Kicking off with the most familiar type of database (relational) we start our journey with PostgreSQL.
Now having used MySQL (whee!) and Oracle (boo!) quite a lot in my day job(s), I consider myself to have a pretty good grounding in relational database magic. Although having said that, I’ve never actually used PostgreSQL, and have heard fanatical talk about how “amazing it is” when compared with similar DB’s, so I’m looking forward to enjoying some of that wonder for myself.
So to start, we’re left on our own to install the application (which is fine by me), and as the book mentions, we get more of the good stuff due to the space saved. Thanks to pacman (not the greedy yellow thing that’s s**t scared of ghosts) it’s all sorted in one command, done!
Day One
For first part we’re taken through some of the basics of relational DB’s, namely creating tables with relationships which we join across, adding indexes to improve performance etc – the usual stuff, that if you’ve been a developer for more than a week you should know by now!
It’s nice to have a some exercises to walk through but generally you’ve seen it all before, and it becomes a little tedious. Don’t get me wrong, I understand why it had to start like this (to give some context and a decent introduction to the 5% of readers not familiar with the material), but you just have to go through the motions and accept that the goodies will start soon. Sooner than I expected to be honest, I thought the whole PostgreSQL chapter was going to be (inevitably) a little slow, but I was definitely wrong there …
Day Two
Starting off with the usual aggregate functions (COUNT, SUM, MAX etc) you get that “been there, done that” feeling again, but before you know it you’re stumbling into new territory (for me at least).
Key areas that tweaked my interest were talk of distributed databases and the CAP theorem (Consistency vs Availability vs Partition Tolerant, of which you can only ever support two of the three), PL/PGSQL scripting (which initially gave me cold sweats when recalling Oracle’s own PL/SQL, but the knowledge of other scripting solutions, ala Python, Ruby, gave some welcome relief), and rules.
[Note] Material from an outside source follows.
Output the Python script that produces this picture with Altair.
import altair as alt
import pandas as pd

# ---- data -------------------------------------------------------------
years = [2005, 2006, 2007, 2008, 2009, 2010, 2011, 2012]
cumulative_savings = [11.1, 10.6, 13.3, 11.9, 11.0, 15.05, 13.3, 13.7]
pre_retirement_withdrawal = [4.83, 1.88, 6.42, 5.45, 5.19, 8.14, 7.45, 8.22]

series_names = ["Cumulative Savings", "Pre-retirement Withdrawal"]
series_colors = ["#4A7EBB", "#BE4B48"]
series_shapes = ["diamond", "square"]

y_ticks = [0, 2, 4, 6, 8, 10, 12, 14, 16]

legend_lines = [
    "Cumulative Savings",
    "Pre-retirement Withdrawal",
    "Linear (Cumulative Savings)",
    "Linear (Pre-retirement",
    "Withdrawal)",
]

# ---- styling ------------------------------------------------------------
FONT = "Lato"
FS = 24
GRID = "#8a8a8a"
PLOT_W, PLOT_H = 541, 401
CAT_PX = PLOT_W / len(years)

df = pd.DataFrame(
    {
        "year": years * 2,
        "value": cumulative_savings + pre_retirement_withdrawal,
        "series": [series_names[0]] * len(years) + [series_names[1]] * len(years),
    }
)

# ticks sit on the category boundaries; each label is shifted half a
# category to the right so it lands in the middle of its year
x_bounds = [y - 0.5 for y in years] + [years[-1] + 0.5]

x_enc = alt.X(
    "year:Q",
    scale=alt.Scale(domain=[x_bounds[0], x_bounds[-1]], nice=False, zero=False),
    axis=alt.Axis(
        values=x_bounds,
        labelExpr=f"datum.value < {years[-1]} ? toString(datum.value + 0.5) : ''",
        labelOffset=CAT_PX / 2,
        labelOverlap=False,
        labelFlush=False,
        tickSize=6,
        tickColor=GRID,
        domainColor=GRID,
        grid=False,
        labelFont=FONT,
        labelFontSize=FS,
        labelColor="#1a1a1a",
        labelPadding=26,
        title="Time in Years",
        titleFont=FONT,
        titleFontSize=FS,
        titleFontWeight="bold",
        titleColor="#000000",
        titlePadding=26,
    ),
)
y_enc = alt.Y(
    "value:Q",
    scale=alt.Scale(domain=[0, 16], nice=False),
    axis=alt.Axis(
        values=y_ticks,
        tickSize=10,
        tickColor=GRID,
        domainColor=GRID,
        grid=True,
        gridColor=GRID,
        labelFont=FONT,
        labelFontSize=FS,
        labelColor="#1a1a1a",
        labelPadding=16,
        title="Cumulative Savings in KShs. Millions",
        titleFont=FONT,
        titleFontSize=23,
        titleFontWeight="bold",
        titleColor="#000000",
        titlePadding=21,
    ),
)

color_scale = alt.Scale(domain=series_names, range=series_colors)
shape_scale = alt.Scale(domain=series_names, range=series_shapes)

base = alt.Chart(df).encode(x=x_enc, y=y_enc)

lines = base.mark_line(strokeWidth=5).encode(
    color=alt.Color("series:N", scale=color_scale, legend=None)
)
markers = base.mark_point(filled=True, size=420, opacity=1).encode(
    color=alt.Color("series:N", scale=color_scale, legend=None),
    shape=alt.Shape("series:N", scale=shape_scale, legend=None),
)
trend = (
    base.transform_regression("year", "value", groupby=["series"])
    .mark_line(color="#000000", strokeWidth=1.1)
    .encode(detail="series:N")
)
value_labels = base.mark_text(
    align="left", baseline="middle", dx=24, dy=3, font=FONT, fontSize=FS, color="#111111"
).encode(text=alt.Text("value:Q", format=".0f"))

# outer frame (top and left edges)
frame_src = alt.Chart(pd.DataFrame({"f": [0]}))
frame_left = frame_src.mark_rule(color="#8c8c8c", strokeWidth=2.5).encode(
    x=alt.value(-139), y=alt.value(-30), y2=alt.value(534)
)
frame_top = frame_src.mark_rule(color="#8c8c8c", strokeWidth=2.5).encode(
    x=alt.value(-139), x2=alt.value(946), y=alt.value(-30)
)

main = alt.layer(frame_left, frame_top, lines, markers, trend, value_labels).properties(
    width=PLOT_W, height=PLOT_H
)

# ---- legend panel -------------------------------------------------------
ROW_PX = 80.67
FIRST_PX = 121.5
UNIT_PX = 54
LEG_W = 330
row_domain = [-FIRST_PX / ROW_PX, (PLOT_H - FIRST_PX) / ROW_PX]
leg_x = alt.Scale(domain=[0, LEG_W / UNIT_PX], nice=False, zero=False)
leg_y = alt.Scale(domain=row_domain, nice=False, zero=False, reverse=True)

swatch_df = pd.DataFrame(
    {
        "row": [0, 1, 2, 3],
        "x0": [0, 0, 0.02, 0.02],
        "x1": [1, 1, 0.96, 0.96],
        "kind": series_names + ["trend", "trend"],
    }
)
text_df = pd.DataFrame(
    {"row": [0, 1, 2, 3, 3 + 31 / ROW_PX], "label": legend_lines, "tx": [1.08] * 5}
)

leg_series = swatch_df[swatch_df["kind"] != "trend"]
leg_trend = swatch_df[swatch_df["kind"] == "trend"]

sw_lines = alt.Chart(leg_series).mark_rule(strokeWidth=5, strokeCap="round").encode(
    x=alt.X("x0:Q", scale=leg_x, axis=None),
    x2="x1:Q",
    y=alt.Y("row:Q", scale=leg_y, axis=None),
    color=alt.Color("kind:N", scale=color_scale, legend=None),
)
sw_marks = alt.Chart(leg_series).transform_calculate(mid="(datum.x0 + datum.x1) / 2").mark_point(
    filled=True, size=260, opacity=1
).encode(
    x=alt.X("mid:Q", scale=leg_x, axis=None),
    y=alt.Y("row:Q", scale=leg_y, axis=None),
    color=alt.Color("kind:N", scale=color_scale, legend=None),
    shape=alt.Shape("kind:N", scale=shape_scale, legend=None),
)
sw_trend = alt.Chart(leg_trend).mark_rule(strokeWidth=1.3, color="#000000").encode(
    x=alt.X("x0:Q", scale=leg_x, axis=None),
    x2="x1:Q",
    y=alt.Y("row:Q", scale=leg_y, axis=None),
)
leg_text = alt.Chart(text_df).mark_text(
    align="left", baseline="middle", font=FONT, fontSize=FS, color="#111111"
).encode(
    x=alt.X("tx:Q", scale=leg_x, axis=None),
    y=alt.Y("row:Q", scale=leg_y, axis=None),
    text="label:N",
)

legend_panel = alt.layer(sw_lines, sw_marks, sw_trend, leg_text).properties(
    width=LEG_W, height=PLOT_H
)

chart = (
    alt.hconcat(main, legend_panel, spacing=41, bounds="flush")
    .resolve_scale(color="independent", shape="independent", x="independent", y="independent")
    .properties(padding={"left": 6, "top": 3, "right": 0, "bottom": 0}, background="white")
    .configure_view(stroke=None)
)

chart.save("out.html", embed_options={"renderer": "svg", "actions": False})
I was impressed by rules in particular, reminiscent of metaprogramming or AOP for SQL, where you can essentially rewrite a user’s query to add a welcome twist – the example given in the text is insertion of a record into a view, although I can imagine countless other applications of this.
After day two I’m feeling like I’ve learned some interesting new things about PostgreSQL, which were well worth my time, …, but just wait until the craziness of day 3 …
Day Three
Here’s where things really get interesting! We start looking at many of the PostgreSQL contrib packages, allowing us to take the DB from the usual every-day querying tedium to the fringes of artificial intelligence!
Rather than sticking to basic equality or wildcard matches used for querying an actor’s name in a movie database we extend our schema to use various natural language processing libraries. This gives our humble set-up the ability to match ‘Broos Wils’ correctly as the star of the Die Hard films (many thanks on behalf of members of the SMS generation everywhere), most impressively matching based on how words “sound” using metaphones.
We finish up querying for movie recommendations based on a multidimensional hypercube (had to put that in ‘cos it makes me sound well clever). It basically works by comparing similarity of the various genres into which a movie falls (action, romance, comedy etc) – but check out the book, they explain it much more clearly!
Finishing Up!
To be honest I didn’t expect much from this chapter, nothing more than a recap over old knowledge anyway, filling the relational database corner for completeness and comparison. And yes it did start out a little like that, but it quickly moves into much meatier territory that sucks you in and teaches you things you had never considered possible in a RDBMS … or maybe that’s just my ignorance. Regardless, I’m impressed so far, and I am definitely looking forward to reading about databases I don’t already “know”!
Disclaimer
‘Seven Databases in Seven Weeks’ is still in production, and this preview was based upon the beta 2 release. The material is likely to change.